-- Data excerpt start --

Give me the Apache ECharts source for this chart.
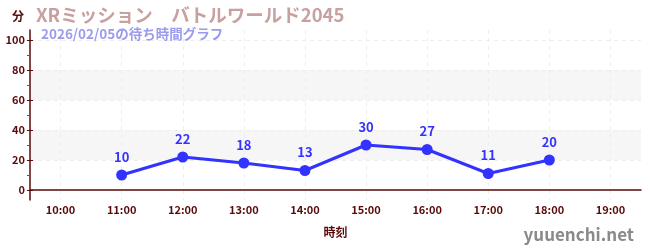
<!DOCTYPE html>
<html>
<head>
<meta charset="utf-8">
<script src="https://cdn.jsdelivr.net/npm/echarts@6/dist/echarts.min.js"></script>
<style>html,body{margin:0;padding:0;background:#fff}#c{width:650px;height:250px}</style>
</head>
<body>
<div id="c"></div>
<script>
const titleText = 'XRミッション　バトルワールド2045';
const subtitleText = '2026/02/05の待ち時間グラフ';
const categories = ['10:00','11:00','12:00','13:00','14:00','15:00','16:00','17:00','18:00','19:00'];
const waitTimes = [null, 10, 22, 18, 13, 30, 27, 11, 20, null];
const yTicks = [0, 20, 40, 60, 80, 100];
const yMinorTicks = [10, 30, 50, 70, 90];
const yName = '分';
const xName = '時刻';
const watermark = 'yuuenchi.net';

const FONT = '"Noto Sans CJK JP", "Noto Sans", sans-serif';
const AX = '#5a0a0a';
const yMin = -20/3, yMax = 320/3;

const chart = echarts.init(document.getElementById('c'), null, {renderer: 'canvas'});
chart.setOption({
  animation: false,
  textStyle: {fontFamily: FONT},
  title: [
    {text: titleText, left: 31, top: 1, textStyle: {color: '#c9a0a0', fontSize: 18.5, fontWeight: 'bold', fontFamily: FONT}},
    {text: subtitleText, left: 36, top: 22, textStyle: {color: '#9b9bee', fontSize: 13.5, fontWeight: 'bold', fontFamily: FONT}}
  ],
  graphic: [{type: 'text', right: 16, bottom: 7, style: {text: watermark, fill: '#8a8a8a', fontSize: 17, fontFamily: FONT, fontWeight: 'bold'}}],
  grid: {left: 30, right: 9, top: 30, bottom: 50},
  xAxis: {
    type: 'category', data: categories, boundaryGap: true,
    name: xName, nameLocation: 'middle', nameGap: 26,
    nameTextStyle: {color: AX, fontSize: 12, fontWeight: 'bold', fontFamily: FONT},
    axisLine: {lineStyle: {color: AX, width: 1.5}},
    axisTick: {alignWithLabel: true, inside: true, length: 3, lineStyle: {color: '#888', width: 2}},
    axisLabel: {color: AX, fontSize: 11, fontWeight: 'bold', margin: 4, fontFamily: FONT},
    splitLine: {show: true, alignWithLabel: true, lineStyle: {color: '#eeeeee', type: [4, 4]}}
  },
  yAxis: [
    {
      type: 'value', min: yMin, max: yMax,
      name: yName, nameLocation: 'end', nameGap: 8,
      nameTextStyle: {color: AX, fontSize: 12, fontWeight: 'bold', align: 'right', padding: [0, 6, 0, 0], fontFamily: FONT},
      axisLine: {show: true, lineStyle: {color: AX, width: 1.5}},
      axisTick: {show: true, customValues: yTicks, length: 3, lineStyle: {color: AX}},
      axisLabel: {customValues: yTicks, color: AX, fontSize: 11, fontWeight: 'bold', margin: 5, fontFamily: FONT},
      splitLine: {show: true, customValues: yTicks, lineStyle: {color: '#eeeeee', type: [4, 4]}},
      splitArea: {show: true, customValues: yTicks, areaStyle: {color: ['rgba(0,0,0,0)', '#f6f6f6']}}
    },
    {
      type: 'value', min: yMin, max: yMax, position: 'left',
      axisLine: {show: false},
      axisTick: {show: true, inside: true, customValues: yTicks, length: 3, lineStyle: {color: AX}},
      axisLabel: {show: false}, splitLine: {show: false}
    },
    {
      type: 'value', min: yMin, max: yMax, position: 'left',
      axisLine: {show: false},
      axisTick: {show: true, customValues: yMinorTicks, length: 3, lineStyle: {color: '#dd2222'}},
      axisLabel: {show: false}, splitLine: {show: false}
    }
  ],
  series: [{
    type: 'line', data: waitTimes, yAxisIndex: 0,
    symbol: 'circle', symbolSize: 11,
    lineStyle: {color: '#3333ff', width: 3},
    itemStyle: {color: '#3333ff'},
    label: {show: true, position: 'top', distance: 6, color: '#3333ff', fontSize: 13, fontWeight: 'bold', fontFamily: FONT}
  }]
});
</script>
</body>
</html>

-- Data excerpt end --

[Your instructions]
Repeat the data exactly, excluding the pictures.

[Response to the task]
Give me the Apache ECharts source for this chart.
<!DOCTYPE html>
<html>
<head>
<meta charset="utf-8">
<script src="https://cdn.jsdelivr.net/npm/echarts@6/dist/echarts.min.js"></script>
<style>html,body{margin:0;padding:0;background:#fff}#c{width:650px;height:250px}</style>
</head>
<body>
<div id="c"></div>
<script>
const titleText = 'XRミッション　バトルワールド2045';
const subtitleText = '2026/02/05の待ち時間グラフ';
const categories = ['10:00','11:00','12:00','13:00','14:00','15:00','16:00','17:00','18:00','19:00'];
const waitTimes = [null, 10, 22, 18, 13, 30, 27, 11, 20, null];
const yTicks = [0, 20, 40, 60, 80, 100];
const yMinorTicks = [10, 30, 50, 70, 90];
const yName = '分';
const xName = '時刻';
const watermark = 'yuuenchi.net';

const FONT = '"Noto Sans CJK JP", "Noto Sans", sans-serif';
const AX = '#5a0a0a';
const yMin = -20/3, yMax = 320/3;

const chart = echarts.init(document.getElementById('c'), null, {renderer: 'canvas'});
chart.setOption({
  animation: false,
  textStyle: {fontFamily: FONT},
  title: [
    {text: titleText, left: 31, top: 1, textStyle: {color: '#c9a0a0', fontSize: 18.5, fontWeight: 'bold', fontFamily: FONT}},
    {text: subtitleText, left: 36, top: 22, textStyle: {color: '#9b9bee', fontSize: 13.5, fontWeight: 'bold', fontFamily: FONT}}
  ],
  graphic: [{type: 'text', right: 16, bottom: 7, style: {text: watermark, fill: '#8a8a8a', fontSize: 17, fontFamily: FONT, fontWeight: 'bold'}}],
  grid: {left: 30, right: 9, top: 30, bottom: 50},
  xAxis: {
    type: 'category', data: categories, boundaryGap: true,
    name: xName, nameLocation: 'middle', nameGap: 26,
    nameTextStyle: {color: AX, fontSize: 12, fontWeight: 'bold', fontFamily: FONT},
    axisLine: {lineStyle: {color: AX, width: 1.5}},
    axisTick: {alignWithLabel: true, inside: true, length: 3, lineStyle: {color: '#888', width: 2}},
    axisLabel: {color: AX, fontSize: 11, fontWeight: 'bold', margin: 4, fontFamily: FONT},
    splitLine: {show: true, alignWithLabel: true, lineStyle: {color: '#eeeeee', type: [4, 4]}}
  },
  yAxis: [
    {
      type: 'value', min: yMin, max: yMax,
      name: yName, nameLocation: 'end', nameGap: 8,
      nameTextStyle: {color: AX, fontSize: 12, fontWeight: 'bold', align: 'right', padding: [0, 6, 0, 0], fontFamily: FONT},
      axisLine: {show: true, lineStyle: {color: AX, width: 1.5}},
      axisTick: {show: true, customValues: yTicks, length: 3, lineStyle: {color: AX}},
      axisLabel: {customValues: yTicks, color: AX, fontSize: 11, fontWeight: 'bold', margin: 5, fontFamily: FONT},
      splitLine: {show: true, customValues: yTicks, lineStyle: {color: '#eeeeee', type: [4, 4]}},
      splitArea: {show: true, customValues: yTicks, areaStyle: {color: ['rgba(0,0,0,0)', '#f6f6f6']}}
    },
    {
      type: 'value', min: yMin, max: yMax, position: 'left',
      axisLine: {show: false},
      axisTick: {show: true, inside: true, customValues: yTicks, length: 3, lineStyle: {color: AX}},
      axisLabel: {show: false}, splitLine: {show: false}
    },
    {
      type: 'value', min: yMin, max: yMax, position: 'left',
      axisLine: {show: false},
      axisTick: {show: true, customValues: yMinorTicks, length: 3, lineStyle: {color: '#dd2222'}},
      axisLabel: {show: false}, splitLine: {show: false}
    }
  ],
  series: [{
    type: 'line', data: waitTimes, yAxisIndex: 0,
    symbol: 'circle', symbolSize: 11,
    lineStyle: {color: '#3333ff', width: 3},
    itemStyle: {color: '#3333ff'},
    label: {show: true, position: 'top', distance: 6, color: '#3333ff', fontSize: 13, fontWeight: 'bold', fontFamily: FONT}
  }]
});
</script>
</body>
</html>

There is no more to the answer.